As much as I didn’t like DoFP, It didn’t turn me off of the franchise. I have hope for future installments. I think now that this sloppy transition back to Singer’s world is complete we might be able to get back to business. At the end of Days of Future Past we are left with a fresh start for the franchise. The only portions of the movie universe left intact are First Class and parts of Origins (the decent parts, thankfully). The path forward is uncluttered by continuity issues and Singer and company are free to pursue whatever stories they wish. I don’t know if we go forward from where Wolverine woke up or from 1973. The movie ended with everything hunky dory at the Xavier school of the future, then went straight to ol’ En Sabah Nur floating pyramid pieces around. Was that in the distant past or 1973 or older Wolverine’s present?

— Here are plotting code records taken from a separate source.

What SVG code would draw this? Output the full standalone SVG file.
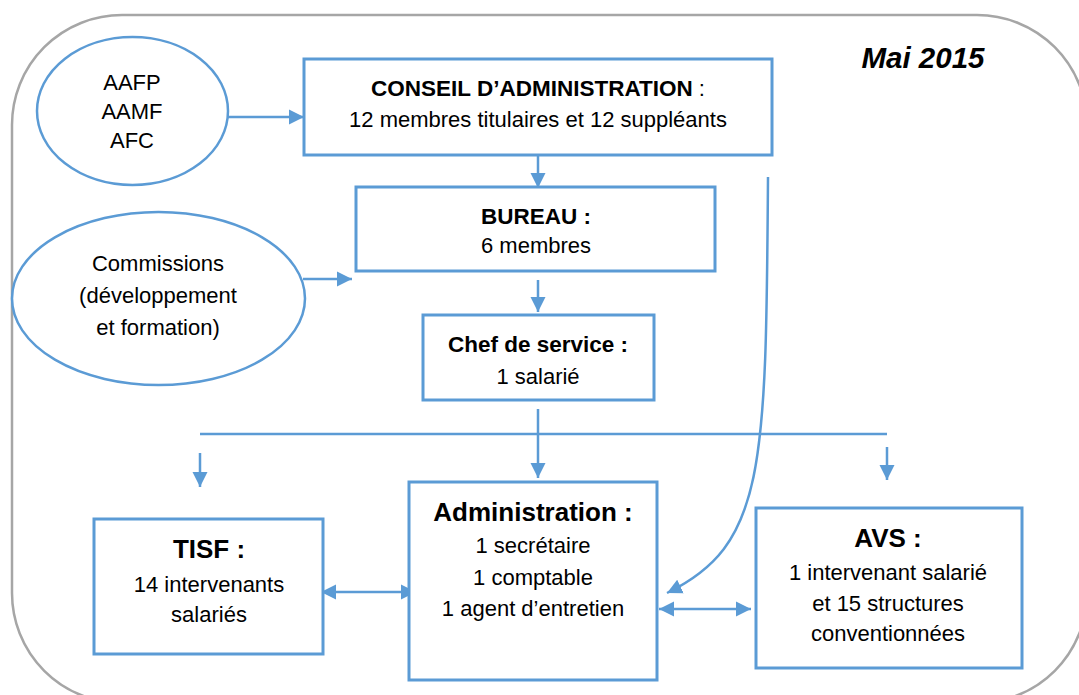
<svg xmlns="http://www.w3.org/2000/svg" width="1079" height="695" viewBox="0 0 1079 695">
  <style>
    .frame { fill: #ffffff; stroke: #a6a6a6; stroke-width: 2.5; }
    .box { fill: #ffffff; stroke: #5b9bd5; stroke-width: 3; }
    .oval { fill: #ffffff; stroke: #5b9bd5; stroke-width: 2.5; }
    .link { fill: none; stroke: #5b9bd5; stroke-width: 2.5; }
    text { font-family: "Liberation Sans", Arial, sans-serif; fill: #000000; text-anchor: middle; }
    .t { font-size: 22px; }
    .b { font-size: 22.5px; font-weight: bold; }
    .big { font-size: 26px; font-weight: bold; }
    .date { font-size: 29.5px; font-weight: bold; font-style: italic; }
  </style>
  <defs>
    <marker id="head" markerUnits="userSpaceOnUse" markerWidth="16" markerHeight="16" refX="15" refY="8" orient="auto-start-reverse" viewBox="0 0 16 16">
      <path d="M0,0.5 L15,8 L0,15.5 Z" fill="#5b9bd5"/>
    </marker>
  </defs>

  <!-- outer frame -->
  <rect class="frame" x="12" y="15" width="1075" height="688" rx="110" ry="110"/>

  <!-- date -->
  <text class="date" x="923" y="68">Mai 2015</text>

  <!-- connectors -->
  <g id="connectors">
    <line class="link" x1="228" y1="117" x2="304" y2="117" marker-end="url(#head)"/>
    <line class="link" x1="538" y1="155" x2="538" y2="188" marker-end="url(#head)"/>
    <line class="link" x1="303" y1="279" x2="352" y2="279" marker-end="url(#head)"/>
    <line class="link" x1="538" y1="280" x2="538" y2="312" marker-end="url(#head)"/>
    <line class="link" x1="538" y1="409" x2="538" y2="478" marker-end="url(#head)"/>
    <line class="link" x1="200" y1="434" x2="887" y2="434"/>
    <line class="link" x1="200" y1="453" x2="200" y2="487" marker-end="url(#head)"/>
    <line class="link" x1="887" y1="447" x2="887" y2="480" marker-end="url(#head)"/>
    <path class="link" d="M768,177 C766,470 765,545 667,593" marker-end="url(#head)"/>
    <line class="link" x1="321" y1="592" x2="416" y2="592" marker-start="url(#head)" marker-end="url(#head)"/>
    <line class="link" x1="659" y1="609" x2="751" y2="609" marker-start="url(#head)" marker-end="url(#head)"/>
  </g>

  <!-- member associations -->
  <g id="associations">
    <ellipse class="oval" cx="132.5" cy="111" rx="95.5" ry="74"/>
    <text class="t" x="132" y="90">AAFP</text>
    <text class="t" x="132" y="119">AAMF</text>
    <text class="t" x="132" y="148">AFC</text>
  </g>

  <!-- board of directors -->
  <g id="conseil">
    <rect class="box" x="304" y="59" width="468" height="96"/>
    <text x="538" y="96"><tspan class="b">CONSEIL D’ADMINISTRATION</tspan><tspan class="t"> :</tspan></text>
    <text class="t" x="538" y="127">12 membres titulaires et 12 suppléants</text>
  </g>

  <!-- committees -->
  <g id="commissions">
    <ellipse class="oval" cx="158.5" cy="298.5" rx="146.5" ry="86.5"/>
    <text class="t" x="158" y="271">Commissions</text>
    <text class="t" x="158" y="303">(développement</text>
    <text class="t" x="158" y="335">et formation)</text>
  </g>

  <!-- bureau -->
  <g id="bureau">
    <rect class="box" x="356" y="187" width="359" height="84"/>
    <text class="b" x="536" y="224">BUREAU :</text>
    <text class="t" x="536" y="253">6 membres</text>
  </g>

  <!-- head of service -->
  <g id="chef">
    <rect class="box" x="423" y="315" width="231" height="85"/>
    <text class="b" x="538" y="352">Chef de service :</text>
    <text class="t" x="538" y="384">1 salarié</text>
  </g>

  <!-- TISF team -->
  <g id="tisf">
    <rect class="box" x="94" y="519" width="229" height="135"/>
    <text class="big" x="209" y="558">TISF :</text>
    <text class="t" x="209" y="592">14 intervenants</text>
    <text class="t" x="209" y="622">salariés</text>
  </g>

  <!-- administration staff -->
  <g id="administration">
    <rect class="box" x="409" y="482" width="248" height="198"/>
    <text class="big" x="533" y="521">Administration :</text>
    <text class="t" x="533" y="553">1 secrétaire</text>
    <text class="t" x="533" y="585">1 comptable</text>
    <text class="t" x="533" y="616">1 agent d’entretien</text>
  </g>

  <!-- AVS -->
  <g id="avs">
    <rect class="box" x="756" y="508" width="266" height="160"/>
    <text class="big" x="888" y="547">AVS :</text>
    <text class="t" x="888" y="580">1 intervenant salarié</text>
    <text class="t" x="888" y="611">et 15 structures</text>
    <text class="t" x="888" y="641">conventionnées</text>
  </g>
</svg>
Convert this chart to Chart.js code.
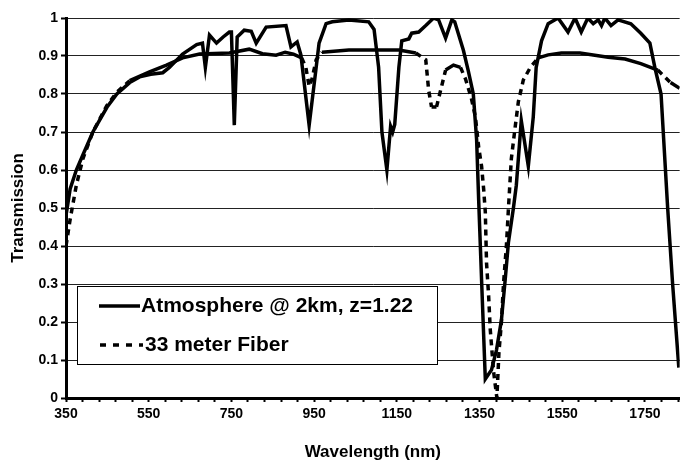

After-credits scene note: Wouldn’t it have been cool if the appearance of Apocalypse had been a direct result of the X-Men’s time-meddling? They removed the Sentinel threat but inadvertently created another? That could still happen, but I doubt it.
I didn’t realize that kid was actually supposed to be Apocalypse. I thought they were playing fast and loose with Ozymandias.
I want to see this movie again. If there’s one thing I want you guys to take away from this post, it’s that I didn’t want to dislike this movie. I desperately want to like it. I’m not trying to convince anybody to not like it. I envy those that do. Furthermore, despite not liking it I am thrilled that it performed so well. I want more X-Men movies. The X-Men and Batman are my two major comic book passions. As much as I don’t want bad X-Men movies, I don’t want anything to harm the franchise. So much has been done right so far that I can deal with a little wrong. So much of the casting is spot-on and so many of the actors have just owned their roles.
But at the end of the day (or the post, as it were) I have to consider Days of Future Past a successful mis-step. It reworked continuity into a new shape that can be moved forward, but did it in the laziest, sloppiest way possible. In the end it worked, but getting there was ugly.
3 out of 5
Yes – I know that score seems a little high for something that I claimed “sucked”. I still feel like it sucked, but the bottom line is that Days of Future Past was successful at doing what it set out to do – establishing a new continuity to revitalize the franchise and open it up to the future. Now we just have to hope that Bryan Singer’s hand can guide it in the right direction, which is a whole other concern when he has the executives at FOX to contend with.
I say this with all sincerity – good luck, Mr. Singer.
*Update to an above paragraph*
My initial reaction to Magneto flying a stadium onto the White House lawn and making a big scene that would invariably turn the entire planet against mutants was to not like it. I thought it was a ridiculous move when he could have simply had the Sentinels under his control slaughter all of the humans and make it look like it was Trask’s fault, thereby derailing the Sentinel program and effectively eliminating one major threat to his people. However, after talking to some folks I have realized that that’s exactly what Magneto does. He wants everything to be this huge statement about the power of mutants, often to the detriment of his cause. It’s his blind spot. So I was wrong there. After watching the movie again I hope to discover I was wrong about more things. But I still hate whiny Professor X.